Count how many lines of the data include "script". The answer is that number and nothing else.

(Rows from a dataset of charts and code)
☆ ☆ ☆ ☆ ☆ ☆ ☆
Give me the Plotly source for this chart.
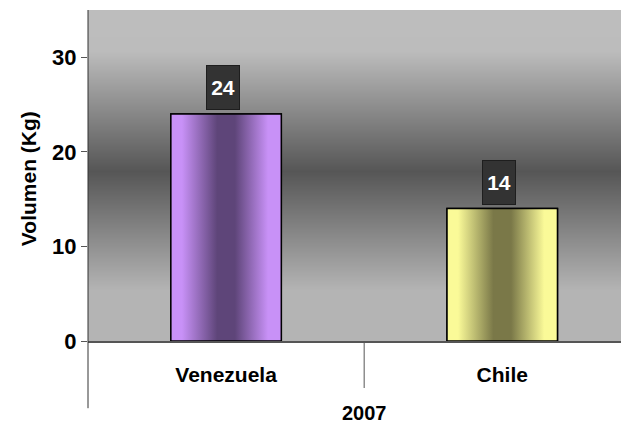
import plotly.graph_objects as go

# ---- data ----
categories = ["Venezuela", "Chile"]
group_label = "2007"
values = [24, 14]
y_ticks = [0, 10, 20, 30]
y_title = "Volumen (Kg)"

# ---- styles ----
edge_colors = ["#c891f7", "#fafa98"]
center_colors = ["#5e4579", "#7a7848"]
FONT = "Liberation Sans, Arial, sans-serif"

# background gradient stops (value on y axis, gray level)
bg_y = [-2, 5.4, 18.0, 30.7, 37]
bg_gray = [180, 180, 86, 188, 190]

xpos = list(range(len(categories)))
bar_w = 0.40

fig = go.Figure()

# background gradient
fig.add_trace(go.Heatmap(
    x=[-1, 2], y=bg_y, z=[[g, g] for g in bg_gray],
    zmin=0, zmax=255, colorscale=[[0, "black"], [1, "white"]],
    zsmooth="best", showscale=False, hoverinfo="skip"))

# bars
fig.add_trace(go.Bar(
    x=xpos, y=values, width=bar_w, marker=dict(color=edge_colors,
    line=dict(color="black", width=1.5)), hoverinfo="x+y"))

# gradient overlay for each bar
for i, v in enumerate(values):
    x0, x1 = xpos[i] - bar_w / 2, xpos[i] + bar_w / 2
    L, D = edge_colors[i], center_colors[i]
    fig.add_trace(go.Scatter(
        x=[x0, x1, x1, x0, x0], y=[0, 0, v, v, 0], mode="lines",
        fill="toself", line=dict(color="black", width=1.5),
        fillgradient=dict(type="horizontal", colorscale=[
            [0, L], [0.1, L], [0.42, D], [0.58, D], [0.88, L], [1, L]]),
        hoverinfo="skip", showlegend=False))

# value label boxes
for i, v in enumerate(values):
    fig.add_annotation(
        x=xpos[i], y=v, text=str(v), showarrow=False, yanchor="bottom",
        yshift=4, xshift=-3, bgcolor="#333333", bordercolor="#1e1e1e",
        borderwidth=1, borderpad=0, width=32, height=43,
        font=dict(family=FONT, size=21, color="white", weight="bold"))

# y title
fig.add_annotation(
    xref="paper", yref="paper", x=0, y=0.489, xshift=-60, text=y_title,
    textangle=-90, showarrow=False, xanchor="center", yanchor="middle",
    font=dict(family=FONT, size=21, color="black", weight="bold"))

# group label
fig.add_annotation(
    xref="x", yref="paper", x=(xpos[0] + xpos[-1]) / 2, y=-0.2175,
    text=group_label, showarrow=False, yanchor="middle",
    font=dict(family=FONT, size=20, color="black", weight="bold"))

# left axis extension and group divider
fig.add_shape(type="line", xref="paper", yref="paper", x0=0, x1=0,
              y0=1, y1=-0.203, line=dict(color="#333333", width=1))
fig.add_shape(type="line", xref="x", yref="paper",
              x0=(xpos[0] + xpos[1]) / 2, x1=(xpos[0] + xpos[1]) / 2,
              y0=0, y1=-0.142, line=dict(color="#555555", width=1))

fig.update_layout(
    width=621, height=422, margin=dict(l=80, r=0, t=2, b=89),
    paper_bgcolor="white", plot_bgcolor="#b4b4b4", showlegend=False,
    xaxis=dict(range=[-0.5, 1.459], tickvals=xpos, ticktext=categories,
               showgrid=False, zeroline=False, showline=True,
               linecolor="#555555", linewidth=1.5, ticks="",
               ticklabelstandoff=14,
               tickfont=dict(family=FONT, size=21, color="black", weight="bold")),
    yaxis=dict(range=[0, 35], tickvals=y_ticks, showgrid=False,
               zeroline=False, showline=False, ticks="outside", ticklen=6,
               tickcolor="#555555", tickwidth=1,
               tickfont=dict(family=FONT, size=22, color="black", weight="bold")),
)

fig.write_html("out.html")
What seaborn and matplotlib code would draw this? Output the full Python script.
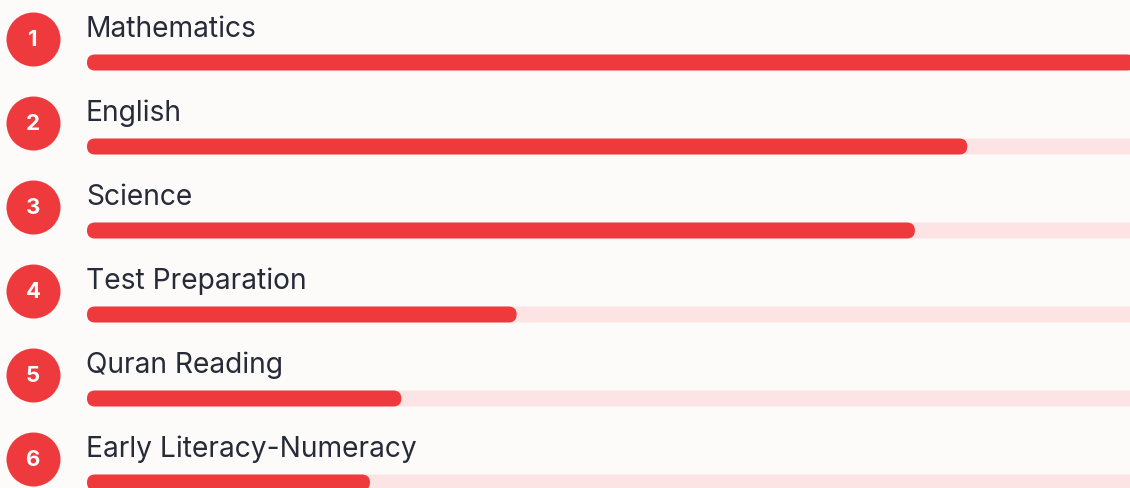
import numpy as np
import pandas as pd
import matplotlib.pyplot as plt
from matplotlib.patches import FancyBboxPatch
import seaborn as sns

# ── data ─────────────────────────────────────────────
subjects = ['Mathematics', 'English', 'Science', 'Test Preparation',
            'Quran Reading', 'Early Literacy-Numeracy']
ranks = [1, 2, 3, 4, 5, 6]
shares = [100, 84, 79, 41, 30, 27]
track_max = 106

# ── style / layout ───────────────────────────────────
RED = '#ef3a3d'
TRACK = '#fce4e4'
BG = '#fdfbfa'
INK = '#272b38'

W, H, DPI = 1130, 489, 100
left_px = 87          # where value 0 sits
px_per_unit = 10.48   # horizontal scale
row_px = 84           # row pitch
first_bar_px = 63.5   # centre of first bar
bar_px = 16           # bar thickness
circle_x_px = 33
circle_off_px = 23.5  # circle centre above bar centre
label_off_px = 26.5   # label baseline above bar centre

sns.set_theme(style='white')
plt.rcParams['font.family'] = ['Inter', 'DejaVu Sans']

df = pd.DataFrame({'subject': subjects, 'rank': ranks, 'share': shares})
df['track'] = track_max

fig = plt.figure(figsize=(W / DPI, H / DPI), dpi=DPI, facecolor=BG)
ax = fig.add_axes([0, 0, 1, 1])
ax.set_facecolor(BG)

sns.barplot(data=df, x='track', y='subject', orient='h', color=TRACK,
            width=bar_px / row_px, saturation=1, ax=ax)
sns.barplot(data=df, x='share', y='subject', orient='h', color=RED,
            width=bar_px / row_px, saturation=1, ax=ax)

# rounded bar ends
r = (bar_px / 2) / px_per_unit
asp = px_per_unit / row_px
for p in list(ax.patches):
    x, y = p.get_x(), p.get_y()
    w, h = p.get_width(), p.get_height()
    fc = p.get_facecolor()
    p.remove()
    ax.add_patch(FancyBboxPatch((x, y), w, h,
                                boxstyle=f'round,pad=0,rounding_size={r}',
                                mutation_aspect=asp, facecolor=fc,
                                edgecolor='none', linewidth=0))

ax.set_xlim(-left_px / px_per_unit, (W - left_px) / px_per_unit)
ax.set_ylim((H - first_bar_px) / row_px, -first_bar_px / row_px)

cx = (circle_x_px - left_px) / px_per_unit
ypos = np.arange(len(df))
ax.scatter(np.full(len(df), cx), ypos - circle_off_px / row_px,
           s=(54 * 72 / DPI) ** 2, color=RED, linewidths=0, zorder=3)

for i, row in df.iterrows():
    ax.text(cx, i - circle_off_px / row_px, str(row['rank']),
            ha='center', va='center', color='white', fontsize=16,
            fontweight='bold', zorder=4)
    ax.text(-1 / px_per_unit, i - label_off_px / row_px, row['subject'],
            ha='left', va='baseline', color=INK, fontsize=20.3)

ax.set_axis_off()
fig.savefig('out.png', dpi=DPI, facecolor=BG)
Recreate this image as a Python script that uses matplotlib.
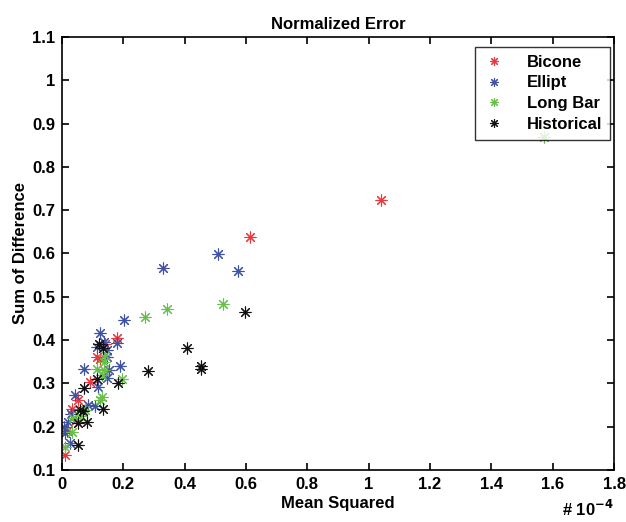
import matplotlib
matplotlib.use("Agg")
import matplotlib.pyplot as plt

# values (x in units of 1e-4)
bicone_x = [1.04, 0.612, 0.18, 0.124, 0.14, 0.091, 0.052, 0.033, 0.045, 0.015, 0.01, 0.115]
bicone_y = [0.723, 0.638, 0.405, 0.355, 0.39, 0.303, 0.262, 0.241, 0.215, 0.19, 0.135, 0.36]

ellipt_x = [0.329, 0.508, 0.573, 0.202, 0.124, 0.18, 0.137, 0.114, 0.147, 0.147, 0.072, 0.153,
            0.19, 0.147, 0.117, 0.042, 0.085, 0.107, 0.02, 0.01, 0.026, 0.005, 0.03]
ellipt_y = [0.567, 0.599, 0.56, 0.446, 0.416, 0.393, 0.396, 0.384, 0.377, 0.361, 0.333, 0.331,
            0.34, 0.312, 0.292, 0.273, 0.25, 0.248, 0.211, 0.185, 0.162, 0.2, 0.23]

longbar_x = [1.57, 0.524, 0.342, 0.27, 0.195, 0.14, 0.137, 0.114, 0.137, 0.13, 0.124, 0.075,
             0.036, 0.033, 0.01, 0.06, 0.13]
longbar_y = [0.868, 0.483, 0.472, 0.453, 0.31, 0.366, 0.35, 0.333, 0.331, 0.269, 0.262, 0.239,
             0.22, 0.188, 0.153, 0.225, 0.32]

hist_x = [0.596, 0.407, 0.453, 0.453, 0.28, 0.182, 0.134, 0.114, 0.072, 0.134, 0.059, 0.052,
          0.081, 0.052, 0.12, 0.07]
hist_y = [0.465, 0.382, 0.34, 0.334, 0.328, 0.30, 0.382, 0.31, 0.289, 0.241, 0.239, 0.209,
          0.211, 0.158, 0.39, 0.235]

x_ticks = [0, 0.2, 0.4, 0.6, 0.8, 1, 1.2, 1.4, 1.6, 1.8]
y_ticks = [0.1, 0.2, 0.3, 0.4, 0.5, 0.6, 0.7, 0.8, 0.9, 1, 1.1]

RED = "#e8373f"
BLUE = "#3f51a3"
GREEN = "#6abf4b"
BLACK = "#111111"

plt.rcParams["font.family"] = ["Liberation Sans", "DejaVu Sans"]
plt.rcParams["font.weight"] = "bold"

fig = plt.figure(figsize=(6.26, 5.22), dpi=100)
ax = fig.add_axes([0.099, 0.1, 0.882, 0.829])

star = (8, 2, 0)
for xs, ys, color, name in [
    (bicone_x, bicone_y, RED, "Bicone"),
    (ellipt_x, ellipt_y, BLUE, "Ellipt"),
    (longbar_x, longbar_y, GREEN, "Long Bar"),
    (hist_x, hist_y, BLACK, "Historical"),
]:
    ax.plot(xs, ys, linestyle="none", marker=star, markersize=8.5, markeredgewidth=0.8,
            color=color, label=name)

ax.set_xlim(0, 1.8)
ax.set_ylim(0.1, 1.1)
ax.set_xticks(x_ticks)
ax.set_xticklabels([f"{t:g}" for t in x_ticks])
ax.set_yticks(y_ticks)
ax.set_yticklabels([f"{t:g}" for t in y_ticks])
ax.tick_params(direction="in", top=True, right=True, labelsize=12, length=5, width=1.2, pad=5)
for spine in ax.spines.values():
    spine.set_linewidth(1.2)

ax.set_title("Normalized Error", fontsize=12, fontweight="bold", pad=6)
ax.set_xlabel("Mean Squared", fontsize=12, fontweight="bold", labelpad=3)
ax.set_ylabel("Sum of Difference", fontsize=12, fontweight="bold", labelpad=3)
fig.text(0.98, 0.005, r"# 10$^{\mathbf{-4}}$", ha="right", va="bottom", fontsize=12, fontweight="bold")

leg = ax.legend(loc="upper right", bbox_to_anchor=(0.993, 0.977), borderaxespad=0,
                fontsize=12, fancybox=False, edgecolor="black",
                handlelength=1.4, handletextpad=1.3, labelspacing=0.35, borderpad=0.45,
                markerscale=0.75)
leg.get_frame().set_linewidth(1.0)

fig.savefig("out.png", dpi=100)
☆ ☆ ☆ ☆ ☆ ☆ ☆
§ **Answer for the task**
2